A new report looking into what went amiss with the rollout of Cyberpunk 2077 points to overconfidence from management at CD Projekt Red as a key problem, and reveals that “full development” of the game — announced in 2012— didn’t begin until 2016.
Jason Schreier of Bloomberg interviewed more than 20 current and former CD Projekt staff, and found that the game’s development was plagued by unrealistic deadlines and technical issues. The company “hit the reset button” on the game in 2016, but a demo of Cyberpunk 2077 showed at E3 in 2018 was “almost entirely fake,” according to the report. The development also suffered from the impact of the COVID-19 pandemic, with programmers on the PC version and testers of the console version working separately from each other.
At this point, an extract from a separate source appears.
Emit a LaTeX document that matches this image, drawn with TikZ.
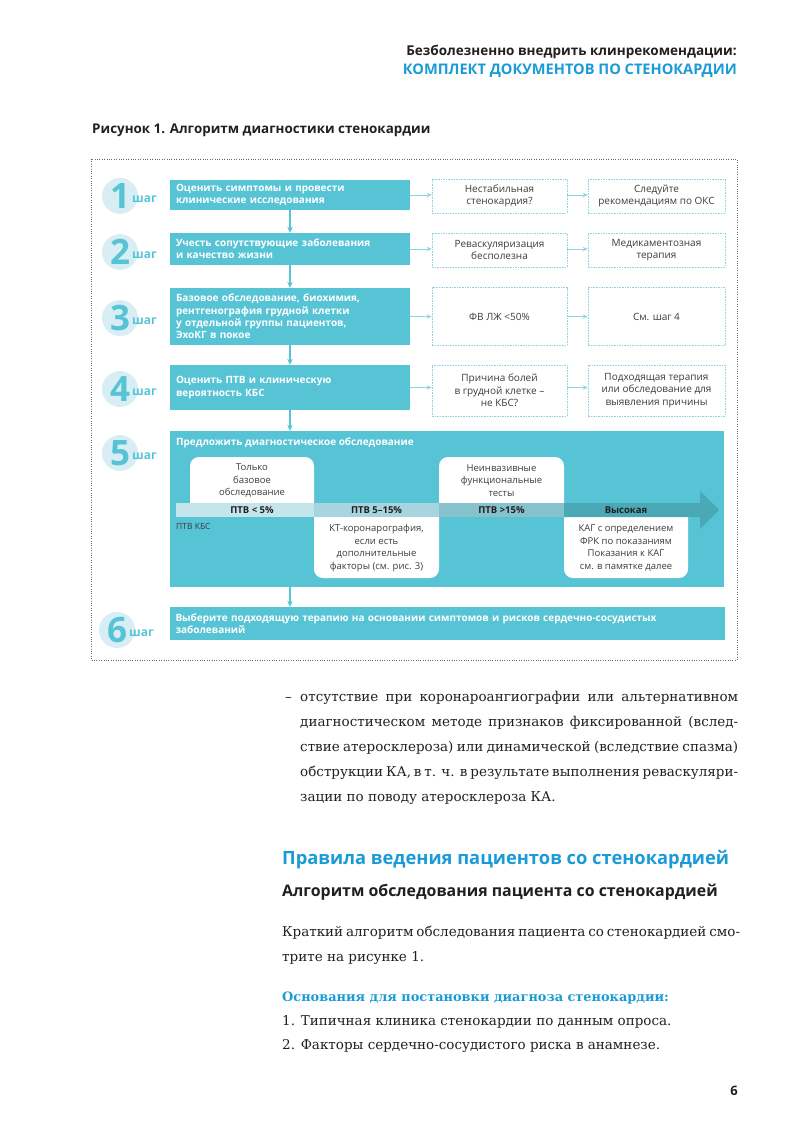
\documentclass[tikz,border=0pt]{standalone}
\usepackage{fontspec}
\setmainfont{DejaVu Serif}
\newfontfamily\os{Open Sans}
\usepackage{xcolor}
\usepackage{tikz}
\usetikzlibrary{arrows.meta,positioning}
\definecolor{biryuza}{HTML}{57C4D6}
\definecolor{biryuzasvet}{HTML}{8ED6E2}
\definecolor{krugfon}{HTML}{D8EEF4}
\definecolor{goluboy}{HTML}{1A9BD7}
\definecolor{temny}{HTML}{231F20}
\definecolor{seryj}{HTML}{3C3C3C}
\definecolor{ramkaser}{HTML}{6A6A6A}
\definecolor{polosa1}{HTML}{C5E5EC}
\definecolor{polosa2}{HTML}{A6D5DF}
\definecolor{polosa3}{HTML}{86C2CD}
\definecolor{polosa4}{HTML}{4AA8B7}
\newcommand{\rovno}[2]{\makebox[#1][s]{#2}}
\tikzset{
  blok/.style={fill=biryuza,text=white,font=\os\bfseries\fontsize{10}{12.4}\selectfont,align=left,text width=228pt,inner xsep=6pt,inner ysep=0pt},
  punktir/.style={draw=biryuzasvet,dash pattern=on 1.6pt off 1pt,line width=0.6pt,text=seryj,align=center,inner sep=2pt,minimum width=135pt,font=\os\fontsize{10}{12.4}\selectfont},
  krug/.style={circle,fill=krugfon,text=biryuza,minimum size=36pt,inner sep=0pt,font=\os\bfseries\fontsize{35}{35}\selectfont},
  shagtxt/.style={text=biryuza,font=\os\bfseries\fontsize{12}{12}\selectfont,inner sep=0pt,anchor=base west},
  strelka/.style={-{Stealth[length=6pt,width=5.5pt]},line width=1.2pt,biryuza},
  strelkab/.style={-{Stealth[length=5pt,width=4.5pt]},line width=1pt,biryuzasvet},
  belaya/.style={fill=white,rounded corners=9pt},
  tekstb/.style={text=seryj,align=center,inner sep=0pt},
  metka/.style={font=\os\bfseries\fontsize{9.5}{10}\selectfont,text=temny,inner sep=0pt},
  ramka/.style={draw=ramkaser,line width=0.8pt,dash pattern=on 0.8pt off 1.6pt},
  stroka/.style={anchor=base west,inner sep=0pt,font=\fontsize{13.5}{25}\selectfont,text=temny},
  zagolovok/.style={inner sep=0pt,font=\os\bfseries\fontsize{13.5}{16}\selectfont},
}
\begin{document}
\begin{tikzpicture}[x=1pt,y=-1pt,font=\os\fontsize{9.5}{12.4}\selectfont]
  \useasboundingbox (0,0) rectangle (790,1122);
  \node[zagolovok,text=temny,anchor=base east] (zag1) at (737,55.5) {Безболезненно внедрить клинрекомендации:};
  \node[zagolovok,text=goluboy,anchor=base east,font=\os\bfseries\fontsize{14.6}{16}\selectfont] (zag2) at (737,74) {КОМПЛЕКТ ДОКУМЕНТОВ ПО СТЕНОКАРДИИ};
  \node[zagolovok,text=temny,anchor=base west,font=\os\bfseries\fontsize{13.4}{15}\selectfont] (ris) at (92,133) {Рисунок 1. Алгоритм диагностики стенокардии};
  \draw[ramka] (91,159) rectangle (737,660);

  \node[blok,minimum height=30pt] (s1) at (290,195) {Оценить симптомы и провести\\клинические исследования};
  \node[blok,minimum height=32pt] (s2) at (290,249) {Учесть сопутствующие заболевания\\и качество жизни};
  \node[blok,minimum height=57pt] (s3) at (290,316.5) {Базовое обследование, биохимия,\\рентгенография грудной клетки\\у отдельной группы пациентов,\\ЭхоКГ в покое};
  \node[blok,minimum height=45pt] (s4) at (290,387.5) {Оценить ПТВ и клиническую\\вероятность КБС};
  \node[fill=biryuza,minimum width=554pt,minimum height=156pt,inner sep=0pt] (s5) at (447,509) {};
  \node[blok,text width=543pt,minimum height=33pt] (s6) at (447,623.5) {Выберите подходящую терапию на основании симптомов и рисков сердечно-сосудистых\\заболеваний};

  \node[krug] (k1) at (120,196) {1};
  \node[krug] (k2) at (120,252) {2};
  \node[krug] (k3) at (120,318) {3};
  \node[krug] (k4) at (120,389) {4};
  \node[krug] (k5) at (120,453) {5};
  \node[krug] (k6) at (117,630) {6};
  \node[shagtxt] (t1) at ([shift={(12,6)}]k1.center) {шаг};
  \node[shagtxt] (t2) at ([shift={(12,6)}]k2.center) {шаг};
  \node[shagtxt] (t3) at ([shift={(12,6)}]k3.center) {шаг};
  \node[shagtxt] (t4) at ([shift={(12,6)}]k4.center) {шаг};
  \node[shagtxt] (t5) at ([shift={(12,6)}]k5.center) {шаг};
  \node[shagtxt] (t6) at ([shift={(12,6)}]k6.center) {шаг};

  \node[punktir,minimum height=34pt] (d1a) at (499.5,196) {Нестабильная\\стенокардия?};
  \node[punktir,minimum height=34pt,minimum width=137pt] (d1b) at (656.5,196) {Следуйте\\рекомендациям по ОКС};
  \node[punktir,minimum height=34pt] (d2a) at (499.5,250) {Реваскуляризация\\бесполезна};
  \node[punktir,minimum height=34pt,minimum width=137pt] (d2b) at (656.5,250) {Медикаментозная\\терапия};
  \node[punktir,minimum height=58pt] (d3a) at (499.5,316.5) {ФВ ЛЖ <50\%};
  \node[punktir,minimum height=58pt,minimum width=137pt] (d3b) at (656.5,316.5) {См. шаг 4};
  \node[punktir,minimum height=51pt] (d4a) at (499.5,390.5) {Причина болей\\в грудной клетке –\\не КБС?};
  \node[punktir,minimum height=51pt,minimum width=137pt] (d4b) at (656.5,390.5) {Подходящая терапия\\или обследование для\\выявления причины};

  \draw[strelka] (s1) -- (s2);
  \draw[strelka] (s2) -- (s3);
  \draw[strelka] (s3) -- (s4);
  \draw[strelka] (s4.south) -- (s4.south |- s5.north);
  \draw[strelka] (s5.south -| s4.south) -- (s6.north -| s4.south);
  \draw[strelkab] (s1.east) -- (s1.east -| d1a.west);
  \draw[strelkab] (d1a.east |- s1.east) -- (s1.east -| d1b.west);
  \draw[strelkab] (s2.east) -- (s2.east -| d2a.west);
  \draw[strelkab] (d2a.east |- s2.east) -- (s2.east -| d2b.west);
  \draw[strelkab] (s3.east) -- (s3.east -| d3a.west);
  \draw[strelkab] (d3a.east |- s3.east) -- (s3.east -| d3b.west);
  \draw[strelkab] (s4.east) -- (s4.east -| d4a.west);
  \draw[strelkab] (d4a.east |- s4.east) -- (s4.east -| d4b.west);

  \node[anchor=base west,inner sep=0pt,text=white,font=\os\bfseries\fontsize{10}{12.4}\selectfont] (s5t) at (176,445.5) {Предложить диагностическое обследование};
  \fill[belaya] (190,511) rectangle (314,457);
  \fill[belaya] (439,511) rectangle (564,457);
  \fill[belaya] (314,509) rectangle (439,578);
  \fill[belaya] (564,509) rectangle (688,578);
  \fill[polosa1] (176,503) rectangle (314,517);
  \fill[polosa2] (314,503) rectangle (439,517);
  \fill[polosa3] (439,503) rectangle (564,517);
  \fill[polosa4] (564,503) -- (700,503) -- (700,491) -- (719,510) -- (700,529) -- (700,517) -- (564,517) -- cycle;
  \node[tekstb] (b1) at (252,480.5) {Только\\базовое\\обследование};
  \node[tekstb] (b3) at (501.5,480.5) {Неинвазивные\\функциональные\\тесты};
  \node[tekstb] (b2) at (376.5,548) {КТ-коронарография,\\если есть\\дополнительные\\факторы (см. рис. 3)};
  \node[tekstb] (b4) at (626,548) {КАГ с определением\\ФРК по показаниям\\Показания к КАГ\\см. в памятке далее};
  \node[metka] (m1) at (252,510) {ПТВ < 5\%};
  \node[metka] (m2) at (376.5,510) {ПТВ 5–15\%};
  \node[metka] (m3) at (501.5,510) {ПТВ >15\%};
  \node[metka] (m4) at (626,510) {Высокая};
  \node[anchor=west,inner sep=0pt,text=seryj,font=\os\fontsize{8.5}{9}\selectfont] (kbs) at (176,526) {ПТВ КБС};

  \node[stroka] (tire) at (285,701) {–};
  \node[stroka] (p1) at (300,701) {\rovno{438pt}{отсутствие при коронароангиографии или альтернативном}};
  \node[stroka] (p2) at (300,726) {\rovno{438pt}{диагностическом методе признаков фиксированной (вслед-}};
  \node[stroka] (p3) at (300,751) {\rovno{438pt}{ствие атеросклероза) или динамической (вследствие спазма)}};
  \node[stroka] (p4) at (300,776) {\rovno{438pt}{обструкции КА, в т. ч. в результате выполнения реваскуляри-}};
  \node[stroka] (p5) at (300,801) {зации по поводу атеросклероза КА.};

  \node[anchor=base west,inner sep=0pt,text=goluboy,font=\os\bfseries\fontsize{18.3}{20}\selectfont] (pravila) at (282,864) {Правила ведения пациентов со стенокардией};
  \node[anchor=base west,inner sep=0pt,text=temny,font=\os\bfseries\fontsize{15.9}{18}\selectfont] (algo) at (282,896.5) {Алгоритм обследования пациента со стенокардией};
  \node[stroka] (k1t) at (282,936) {\rovno{456pt}{Краткий алгоритм обследования пациента со стенокардией смо-}};
  \node[stroka] (k2t) at (282,961) {трите на рисунке 1.};
  \node[stroka,text=goluboy,font=\bfseries\fontsize{12.9}{25}\selectfont] (osn) at (282,1001) {Основания для постановки диагноза стенокардии:};
  \node[stroka] (o1) at (282,1025) {1. Типичная клиника стенокардии по данным опроса.};
  \node[stroka] (o2) at (282,1049) {2. Факторы сердечно-сосудистого риска в анамнезе.};
  \node[anchor=base east,inner sep=0pt,text=temny,font=\os\bfseries\fontsize{13}{15}\selectfont] (nomer) at (738,1095) {6};
\end{tikzpicture}
\end{document}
In the months leading up to its December 10th launch, reports emerged of Projekt Red staff working long, arduous hours to meet the launch deadlines. Almost immediately after the the release of Cyberpunk 2077, console players encountered widespread bugs, frame rate issues, and other problems. Within a week of launch, Sony had pulled Cyberpunk from the PlayStation Store and offered refunds. One investor is suing CD Projekt Red over the botched launch, and earlier this week, the PC version of the game was available for purchase for almost half off its original price.
Projekt Red co-founder Marcin Iwinski issued a mea culpa for the messy release, saying that despite the generally positive reception for the PC version of Cyberpunk 2077, the console version of the game “did not meet the quality standard we wanted it to meet.” The company is planning to release the game’s first big update within the next week.
According to Bloomberg, CD Projekt Red was still focused on The Witcher 3 when Cyberpunk was announced in 2012. Company executives apparently believed they could replicate the success it had with that game in developing Cyberpunk. And in a detail that didn’t make the final edit of the Bloomberg story, Schreier tweeted that the game had changed significantly since it was first announced; up until 2016, he says, it was a third-person game.